I want to expand on what I started writing yesterday, concerning the "literal," or here let me say "objective," view of the world. Yesterday I said this is true solipsism, and it involves not a turning inward toward myself, but rather a destruction of any concept of I. Well, that's not quite true, I suppose, but it does at least involve a total objectification of such concepts. It would go something like this:
Something exists. There exist multiple objects. There exist conceptual categories for differentiating objects. There exists language to describe those objects. There exist theories to understand those objects. There exist sensory experiences. The categories of "real" and "imagined" exist. Time exists. Distance and proximity exist.
There exist thoughts, feelings, and intentions. There exists the concept of "I, me, myself." Those thoughts, feelings and intentions are described as belonging to me. Thoughts occur in time, they change over time. Conceptual categories change over time. Theories change over time.
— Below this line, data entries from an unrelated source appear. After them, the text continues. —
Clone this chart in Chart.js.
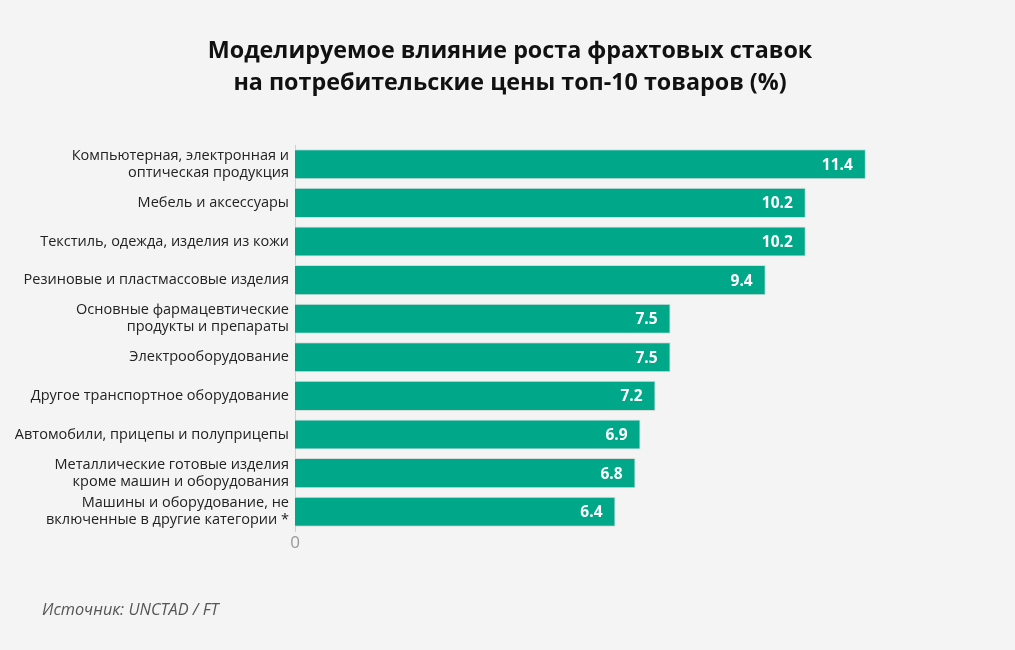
<!DOCTYPE html>
<html><head><meta charset="utf-8">
<script src="https://cdn.jsdelivr.net/npm/chart.js@4/dist/chart.umd.min.js"></script>
<style>html,body{margin:0;padding:0;background:#f4f4f4;}#wrap{position:relative;width:1015px;height:650px;}</style>
</head><body><div id="wrap"><canvas id="c" width="1015" height="650"></canvas></div>
<script>
const titleLines = ["Моделируемое влияние роста фрахтовых ставок", "на потребительские цены топ-10 товаров (%)"];
const categories = [
  ["Компьютерная, электронная и", "оптическая продукция"],
  "Мебель и аксессуары",
  "Текстиль, одежда, изделия из кожи",
  "Резиновые и пластмассовые изделия",
  ["Основные фармацевтические", "продукты и препараты"],
  "Электрооборудование",
  "Другое транспортное оборудование",
  "Автомобили, прицепы и полуприцепы",
  ["Металлические готовые изделия", "кроме машин и оборудования"],
  ["Машины и оборудование, не", "включенные в другие категории *"]
];
const values = [11.4, 10.2, 10.2, 9.4, 7.5, 7.5, 7.2, 6.9, 6.8, 6.4];
const xTickLabels = ["0"];
const sourceText = "Источник: UNCTAD / FT";

const FONT = "'Open Sans', 'Noto Sans', sans-serif";

const decor = {
  id: 'decor',
  beforeDraw(chart) {
    const ctx = chart.ctx;
    ctx.save();
    ctx.fillStyle = '#f4f4f4';
    ctx.fillRect(0, 0, chart.width, chart.height);
    ctx.restore();
  },
  afterDraw(chart) {
    const ctx = chart.ctx;
    ctx.save();
    ctx.fillStyle = '#111';
    ctx.font = "bold 23.3px " + FONT;
    ctx.textAlign = 'center';
    ctx.textBaseline = 'middle';
    ctx.fillText(titleLines[0], 510, 51);
    ctx.fillText(titleLines[1], 510, 83);
    ctx.font = "italic 16.3px " + FONT;
    ctx.fillStyle = '#555';
    ctx.textAlign = 'left';
    ctx.fillText(sourceText, 42, 610);
    const meta = chart.getDatasetMeta(0);
    ctx.font = "bold 15.5px " + FONT;
    ctx.fillStyle = '#ffffff';
    ctx.textAlign = 'right';
    meta.data.forEach((bar, i) => {
      ctx.fillText(values[i].toFixed(1), bar.x - 13, bar.y + 1);
    });
    ctx.restore();
  }
};

new Chart(document.getElementById('c'), {
  type: 'bar',
  data: {
    labels: categories,
    datasets: [{
      data: values,
      backgroundColor: '#00a88a',
      borderColor: '#d6dcda',
      borderWidth: 1,
      barPercentage: 0.78,
      categoryPercentage: 1.0
    }]
  },
  options: {
    indexAxis: 'y',
    responsive: false,
    animation: false,
    layout: { padding: { top: 145, bottom: 99, left: 0, right: 69 } },
    plugins: { legend: { display: false }, tooltip: { enabled: false } },
    scales: {
      x: {
        min: 0, max: 13,
        grid: { display: false, drawTicks: false },
        border: { display: false },
        afterFit(scale) { scale.height = 20; },
        ticks: {
          stepSize: 13, autoSkip: false, maxRotation: 0,
          color: '#999', font: { family: FONT, size: 17 }, padding: 2,
          callback: (v) => (v === 0 ? xTickLabels[0] : '')
        }
      },
      y: {
        grid: { display: false, drawTicks: false },
        border: { display: true, color: '#cfcfcf', width: 1 },
        afterFit(scale) { scale.width = 295; },
        ticks: { color: '#222', font: { family: FONT, size: 14.5, lineHeight: 1.15 }, padding: 6 }
      }
    }
  },
  plugins: [decor]
});
</script></body></html>
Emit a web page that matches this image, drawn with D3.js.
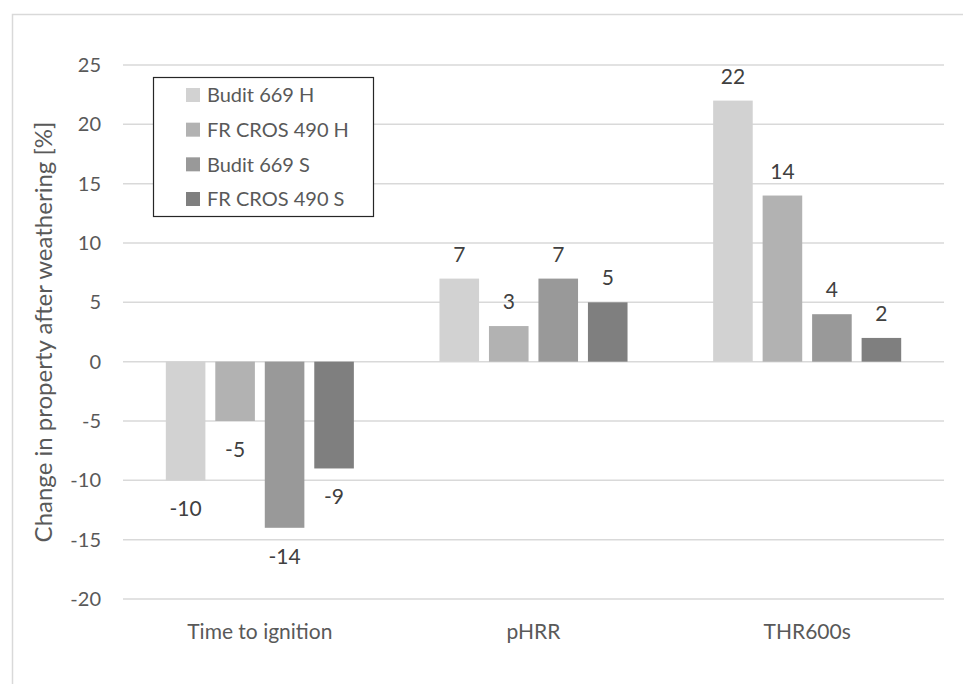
<!DOCTYPE html>
<html>
<head>
<meta charset="utf-8">
<script src="https://cdn.jsdelivr.net/npm/d3@7/dist/d3.min.js"></script>
<style>
  html, body { margin: 0; padding: 0; background: #fff; }
  svg { display: block; }
</style>
</head>
<body>
<svg id="chart" width="963" height="684"></svg>
<script>
// Chart data
const categories = ["Time to ignition", "pHRR", "THR600s"];
const seriesNames = ["Budit 669 H", "FR CROS 490 H", "Budit 669 S", "FR CROS 490 S"];
const budit669H = [-10, 7, 22];
const frCros490H = [-5, 3, 14];
const budit669S = [-14, 7, 4];
const frCros490S = [-9, 5, 2];
const yTicks = [-20, -15, -10, -5, 0, 5, 10, 15, 20, 25];
const seriesColors = ["#d2d2d2", "#b2b2b2", "#999999", "#7f7f7f"];

const seriesValues = [budit669H, frCros490H, budit669S, frCros490S];
const rows = categories.map((c, i) => ({
  category: c,
  values: seriesNames.map((s, j) => ({ series: s, value: seriesValues[j][i], idx: j }))
}));

const FONT = "Lato, 'Liberation Sans', sans-serif";
const svg = d3.select("#chart");
const W = 963, H = 684;
const plot = { left: 123, right: 944, top: 65, bottom: 599 };

// Outer chart frame (extends past the right and bottom edges)
svg.append("rect")
  .attr("x", 12.5).attr("y", 14.5)
  .attr("width", W + 20).attr("height", H + 20)
  .attr("fill", "#fff").attr("stroke", "#d9d9d9").attr("stroke-width", 1.5);

const y = d3.scaleLinear().domain([-20, 25]).range([plot.bottom, plot.top]);
const x0 = d3.scaleBand().domain(categories).range([plot.left, plot.right]).paddingInner(0).paddingOuter(0);
const x1 = d3.scaleBand().domain(seriesNames).range([0, x0.bandwidth()])
  .paddingInner(0.2).paddingOuter(0.865);

// Gridlines
svg.append("g").selectAll("line").data(yTicks).join("line")
  .attr("x1", plot.left).attr("x2", plot.right)
  .attr("y1", d => y(d)).attr("y2", d => y(d))
  .attr("stroke", "#d9d9d9").attr("stroke-width", 1.5);

// Y axis tick labels (plain hyphen for negatives)
const yAxis = d3.axisLeft(y).tickValues(yTicks).tickFormat(d => String(d)).tickSize(0).tickPadding(0);
const yg = svg.append("g").attr("transform", `translate(101,0)`).call(yAxis);
yg.select(".domain").remove();
yg.selectAll("text")
  .attr("font-family", FONT).attr("font-size", 20).attr("fill", "#595959");

// X axis category labels
const xAxis = d3.axisBottom(x0).tickSize(0).tickPadding(0);
const xg = svg.append("g").attr("transform", `translate(0,639)`).call(xAxis);
xg.select(".domain").remove();
xg.selectAll("text")
  .attr("font-family", FONT).attr("font-size", 21).attr("fill", "#595959")
  .attr("dy", "0");

// Y axis title
svg.append("text")
  .attr("transform", `translate(52,${(plot.top + plot.bottom) / 2}) rotate(-90)`)
  .attr("text-anchor", "middle")
  .attr("font-family", FONT).attr("font-size", 24).attr("fill", "#595959")
  .text("Change in property after weathering [%]");

// Bars
const groups = svg.append("g").selectAll("g").data(rows).join("g")
  .attr("transform", d => `translate(${x0(d.category)},0)`);

groups.selectAll("rect").data(d => d.values).join("rect")
  .attr("x", d => x1(d.series))
  .attr("width", x1.bandwidth())
  .attr("y", d => y(Math.max(0, d.value)))
  .attr("height", d => Math.abs(y(d.value) - y(0)))
  .attr("fill", d => seriesColors[d.idx]);

// Value labels
groups.selectAll("text").data(d => d.values).join("text")
  .attr("x", d => x1(d.series) + x1.bandwidth() / 2)
  .attr("y", d => d.value >= 0 ? y(d.value) - 17 : y(d.value) + 36)
  .attr("text-anchor", "middle")
  .attr("font-family", FONT).attr("font-size", 21).attr("fill", "#404040")
  .text(d => d.value);

// Legend
const legend = svg.append("g");
legend.append("rect")
  .attr("x", 153.5).attr("y", 77.5).attr("width", 220).attr("height", 139)
  .attr("fill", "#fff").attr("stroke", "#262626").attr("stroke-width", 1.2);
const ly = d3.scalePoint().domain(seriesNames).range([95, 199]);
const items = legend.selectAll("g.item").data(seriesNames).join("g").attr("class", "item");
items.append("rect")
  .attr("x", 186).attr("y", d => ly(d) - 7).attr("width", 14).attr("height", 14)
  .attr("fill", (d, i) => seriesColors[i]);
items.append("text")
  .attr("x", 207).attr("y", d => ly(d)).attr("dy", "0.36em")
  .attr("font-family", FONT).attr("font-size", 20).attr("fill", "#595959")
  .text(d => d);
</script>
</body>
</html>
Everything associated with "my mind," including the very concept of me, can be taken not as distinction between one mind and other minds but rather as things which exist. There will then be a stark contrast between the "mind" of others and the mind (that is, the "mental phenomena" of thought, intentions, and so on) which I know to exist. The narrative might continue:
I exist. I am human. Other humans exist. They speak, describing thoughts, feelings, and intentions. But these thoughts, feelings, and intentions--where are they?
Would "in the brain" be an acceptable answer? No. If one examines the brain, one finds lots of things, but not thoughts, feelings, or intentions. One merely finds it possible to imagine a connection between the brain and the production of such thoughts, feelings, and intentions. But if you ask me to find a thought out there, I will only be able to find my own. Or, from the objective/literal point of view, why even bother saying they are my own? They are simply the thoughts which exist.
One thing I'm trying to do here is show how difficult it is to judge which point of view is more skeptical. Is it really more skeptical than the average point of view to take at face value my direct experience of the world? If it seems useful to talk about thoughts that exist in other minds somewhere, then I might as well do it, but I don't have to actually believe they exist, do I?
And I really don't think this is an obscure reflection with no bearing on real lived experience. When I was eating my lunch yesterday and pondering these very questions, I saw many people around me, and I noticed how easy it really was to view them as objects, not as minds. Yes, there were words coming out of their mouths. Yes, I could guess what sort of feelings they had. But for all my inherent capacity as a human being to connect with other human beings, I also find it quite easy not to seriously believe that any other human being is a person.
That is because, as I mentioned yesterday, to truly believe there exists another person is not merely to listen to someone attentively, to laugh with them in times of joy and cry with them in times of sorrow. It is not merely the ability to help them with problems, or invite them into your home. Believing that another person exists is not a matter of being a good friend. No, these are all just skills that can be developed by relying on the machinery already built into my body (though I admit they must be developed, and this is not trivial). To believe another person exists, again, is to believe there is another universe. It is to believe that the objective/literal view that I have described is possible from an entirely different starting point, one which I can never reach.
More tomorrow, I'm not finished on this point.